Manu Bhaker and Saurabh Chaudhary took contrasting roads to get there, but the two Indian teen shooting sensations were standing in the third lane as they geared up for the last final of the season-opening International Shooting Sport Federation World Cup in Delhi. And less than an hour later, the duo were standing on top of the podium as India won the final gold medal to bring the curtains down on their campaign.

Chaudhary, 16, had already won his individual event and secured a 2020 Tokyo Olympic quota for India in 10m air pistol. Bhaker, 17, had fallen short in her two solo events – the 10m air pistol and 25m pistol – and was distraught after finishing fifth in the final of the latter.

But when the two came together in the 10m range on Wednesday, they put up a performance to remember. First, they aced the qualification by shattering the junior record and equalling the senior world record score of 778 with Bhaker scoring 385 while Chaudhary shot 393. Then, they sailed through the final, winning gold with a commanding lead of 5.7 points over their nearest rivals. This was a dominant performance, the kind that shows why India is considered shooting superpower in international circles.

Contrasting personalities

While it was expected that Chaudhary would pull through the ship – as he had in the qualifications – given his consistent rise, Bhaker proved that she could match steps with the Asian Games champion as well, putting the disappointments of the last few days behind.

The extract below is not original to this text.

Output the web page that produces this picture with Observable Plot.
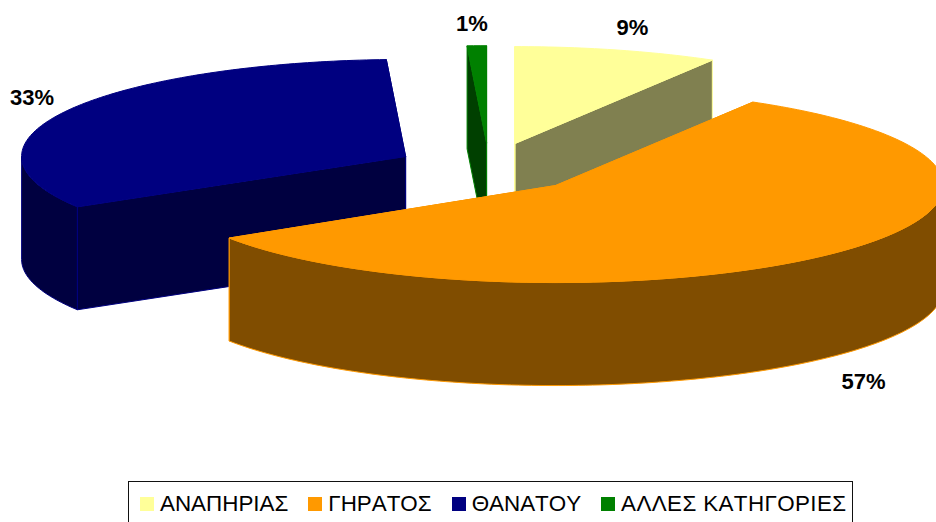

The two shooters — both gold medallists at the 2018 Youth Olympics — barely spoke to each other during the event. In fact, Chaudhary barely speaks, according to his pistol partner, a fact attested by anyone who has interviewed him.

Their personalities couldn’t be more different either, with Chaudhary being shy and a man of few words while Bhaker is expressive and tries to answer most questions thrown at her in detail. When asked about what his daily routine is like, he has to think before he answers while his partner playfully interjects that she wants to know as well.

“Saurabh’s mindset is a lot different than me in shooting. Actually, he never loses hope. Always positive, always ‘hum kar sakte hain, karenge.’ Doesn’t speak much otherwise,” she told reports after the win.

But as different as their personalities are, they made a formidable pair on the range. The first of the three five-shots series was a lukewarm one, both Bhaker and Chaudhary had consecutive nines but the Asian Games champion had two stunning 10.8s as well (10.9 being the maximum). At the end of the second series, all but one shot was under 10. But it is in the third series that they first went on top of the leader board, before a strange 9.2 from Bhaker and even more inexplicable 8.9 from Chaudhary got them back to second.

The next series was crucial, and that’s when fortune smiled on the Indians as leaders Korea fluffed with a 9.0. The lead the teens got then, a slender one of 0.9, was consolidated to 3.3 and then a splendid 5.2 as Chaudhary kept his grouping consistent. From then on, it was a formality as the teen sensations had all but clinched the gold.

Important medal for Bhaker

Several times through the match, Bhaker made a false start and had to cancel her shot as the noise or something else broke her focus. “I was trying not to cancel, because then the other shooter doesn’t get time to release shot. I was trying but it wasn’t happening, so I cancelled, because it’s good to cancel than release a bad shot,” she said after the match.

As she was shooting first, this extra time taken would mean pressure on Chaudhary. But the teen was as Zen as ever, responding with a calm score of 10 point something. Did it bother him? “No, there is always time.” Classic Chaudhary response, short and to the point.

It is this calm and composed attitude that has seen the 16-year-old from Uttar Pradesh make rapid strides in shooting, from an Asian Games gold on India debut to now two ISSF gold medals on his senior World Cup debut.

Bhaker, however, has still some time to go before she achieves this level of composure and is well aware of that. “The earlier events I couldn’t do well despite efforts. Now I have won a medal, so it builds hope that I can do better next time,” she said.

The questions will keep coming though, as her performance graph has dipped after World Cup senior gold last year. “Confidence is always there that we can match our practice scores in the match. Then I did well in 25m (qualifying) and put in my best effort in the final but it didn’t happen. There was disappointment but it happens. Then I couldn’t qualify for the 10m finals, I told myself I can’t do anything about it now. So I packed, went home. The next day I was confident that I can do well.”

And she did, matching up with the steady Chaudhary and ensuring India ended the World Cup campaign at home, the way it began – with a gold.